## EXERCISE TASK
Exactly retype the lines from the top of the data through the line containing "const yTicks = [0, 0.5, 1.0];", leaving out every picture.
╭─ PROVIDED MATERIAL
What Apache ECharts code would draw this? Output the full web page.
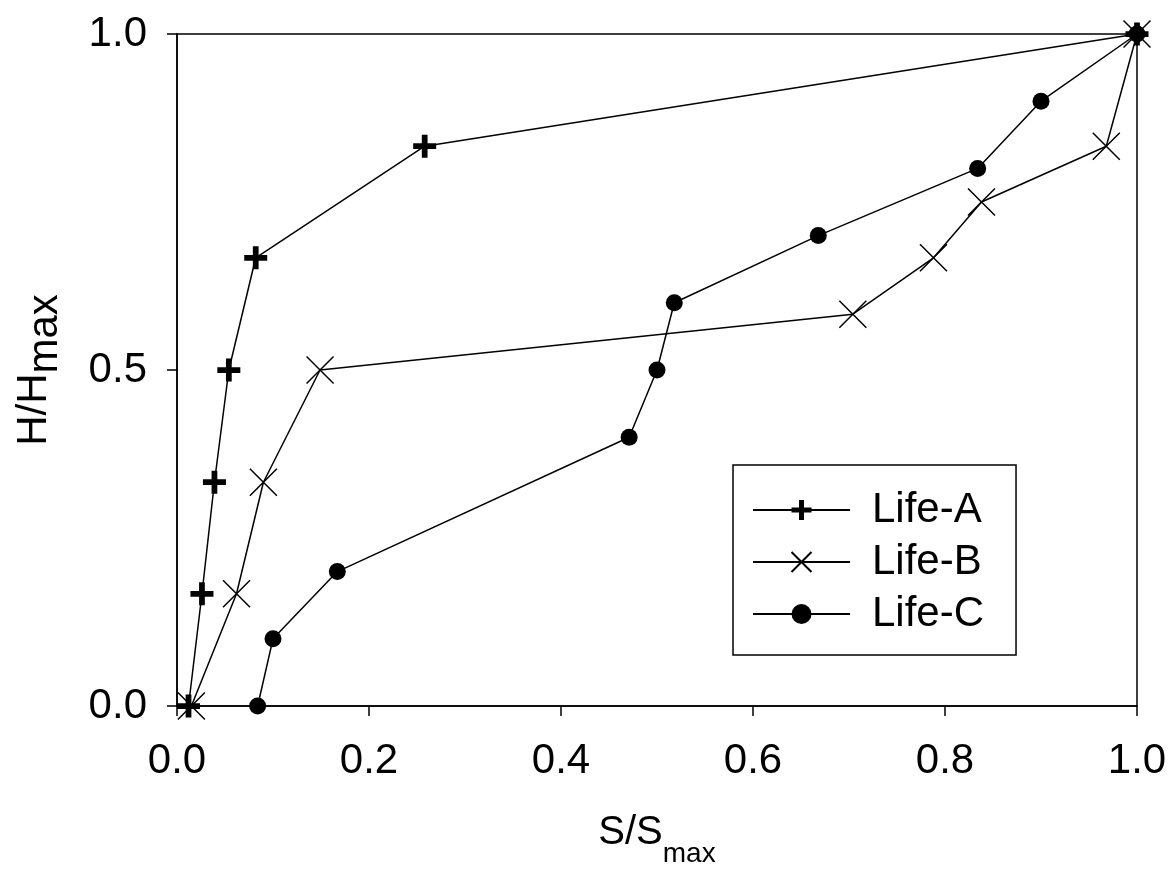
<!DOCTYPE html>
<html>
<head>
<meta charset="utf-8">
<script src="https://cdn.jsdelivr.net/npm/echarts@6/dist/echarts.min.js"></script>
<style>
html,body{margin:0;padding:0;background:#fff;}
#chart{width:1173px;height:869px;}
</style>
</head>
<body>
<div id="chart"></div>
<script>
// Data: [S/Smax, H/Hmax]
const lifeA = [[0.012,0],[0.026,0.167],[0.039,0.333],[0.054,0.5],[0.082,0.667],[0.258,0.833],[1,1]];
const lifeB = [[0.015,0],[0.062,0.167],[0.090,0.333],[0.149,0.5],[0.704,0.583],[0.788,0.667],[0.838,0.75],[0.968,0.833],[1,1]];
const lifeC = [[0.084,0],[0.100,0.1],[0.167,0.2],[0.471,0.4],[0.500,0.5],[0.518,0.6],[0.668,0.7],[0.834,0.8],[0.900,0.9],[1,1]];
const seriesNames = ['Life-A','Life-B','Life-C'];
const xTicks = [0, 0.2, 0.4, 0.6, 0.8, 1.0];
const yTicks = [0, 0.5, 1.0];

const FONT = '"Liberation Sans", Arial, sans-serif';
const chart = echarts.init(document.getElementById('chart'), null, {renderer:'canvas'});

const plusPath = 'path://M9,0H15V9H24V15H15V24H9V15H0V9H9Z';
const crossPath = 'path://M0,0L24,24M24,0L0,24';

const lineStyle = {color:'#000', width:1.5};

const option = {
  backgroundColor:'#fff',
  animation:false,
  grid:{left:177, right:36, top:34, bottom:163, outerBoundsMode:'none', containLabel:false,
        show:true, borderColor:'#000', borderWidth:1.5, backgroundColor:'transparent'},
  xAxis:{
    type:'value', min:xTicks[0], max:xTicks[xTicks.length-1], interval:0.2,
    name:'{a|S/S}{b|max}', nameLocation:'middle', nameGap:107,
    nameTextStyle:{
      rich:{
        a:{fontFamily:FONT, fontSize:40, color:'#000', lineHeight:40, verticalAlign:'top'},
        b:{fontFamily:FONT, fontSize:28, color:'#000', lineHeight:28, padding:[27,0,0,0], verticalAlign:'top'}
      }
    },
    axisLine:{show:true, lineStyle:{color:'#000', width:1.5}},
    axisTick:{show:true, inside:false, length:10, lineStyle:{color:'#000', width:1.5}},
    axisLabel:{fontFamily:FONT, fontSize:42, color:'#000', margin:34, formatter:v=>v.toFixed(1)},
    splitLine:{show:false}
  },
  yAxis:{
    type:'value', min:yTicks[0], max:yTicks[yTicks.length-1], interval:0.5,
    name:'{a|H/H}{b|max}', nameLocation:'middle', nameRotate:90, nameGap:122,
    nameTextStyle:{
      rich:{
        a:{fontFamily:FONT, fontSize:42, color:'#000', lineHeight:42, verticalAlign:'top'},
        b:{fontFamily:FONT, fontSize:42, color:'#000', lineHeight:42, padding:[11,0,0,0], verticalAlign:'top'}
      }
    },
    axisLine:{show:true, lineStyle:{color:'#000', width:1.5}},
    axisTick:{show:true, inside:false, length:10, lineStyle:{color:'#000', width:1.5}},
    axisLabel:{fontFamily:FONT, fontSize:42, color:'#000', margin:30, formatter:v=>v.toFixed(1)},
    splitLine:{show:false}
  },
  legend:{
    data:seriesNames,
    orient:'vertical',
    left:733, top:465,
    padding:[24,32,20,19],
    itemWidth:97, itemHeight:25, itemGap:10,
    borderColor:'#000', borderWidth:1.5,
    backgroundColor:'#fff',
    textStyle:{fontFamily:FONT, fontSize:42, color:'#000', padding:[0,0,0,17]},
    selectedMode:false
  },
  series:[
    {name:seriesNames[0], type:'line', data:lifeA, clip:false,
     symbol:plusPath, symbolSize:23, symbolKeepAspect:true,
     itemStyle:{color:'#000', borderColor:'#000', borderWidth:0},
     lineStyle:lineStyle, z:2},
    {name:seriesNames[2], type:'line', data:lifeC, clip:false,
     symbol:'circle', symbolSize:17,
     itemStyle:{color:'#000', borderColor:'#000', borderWidth:0},
     lineStyle:lineStyle, z:3},
    {name:seriesNames[1], type:'line', data:lifeB, clip:false,
     symbol:crossPath, symbolSize:27,
     itemStyle:{color:'none', borderColor:'#000', borderWidth:1.5},
     lineStyle:lineStyle, z:4}
  ]
};
chart.setOption(option);
</script>
</body>
</html>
╰─
## PROBLEM SOLUTION
What Apache ECharts code would draw this? Output the full web page.
<!DOCTYPE html>
<html>
<head>
<meta charset="utf-8">
<script src="https://cdn.jsdelivr.net/npm/echarts@6/dist/echarts.min.js"></script>
<style>
html,body{margin:0;padding:0;background:#fff;}
#chart{width:1173px;height:869px;}
</style>
</head>
<body>
<div id="chart"></div>
<script>
// Data: [S/Smax, H/Hmax]
const lifeA = [[0.012,0],[0.026,0.167],[0.039,0.333],[0.054,0.5],[0.082,0.667],[0.258,0.833],[1,1]];
const lifeB = [[0.015,0],[0.062,0.167],[0.090,0.333],[0.149,0.5],[0.704,0.583],[0.788,0.667],[0.838,0.75],[0.968,0.833],[1,1]];
const lifeC = [[0.084,0],[0.100,0.1],[0.167,0.2],[0.471,0.4],[0.500,0.5],[0.518,0.6],[0.668,0.7],[0.834,0.8],[0.900,0.9],[1,1]];
const seriesNames = ['Life-A','Life-B','Life-C'];
const xTicks = [0, 0.2, 0.4, 0.6, 0.8, 1.0];
const yTicks = [0, 0.5, 1.0];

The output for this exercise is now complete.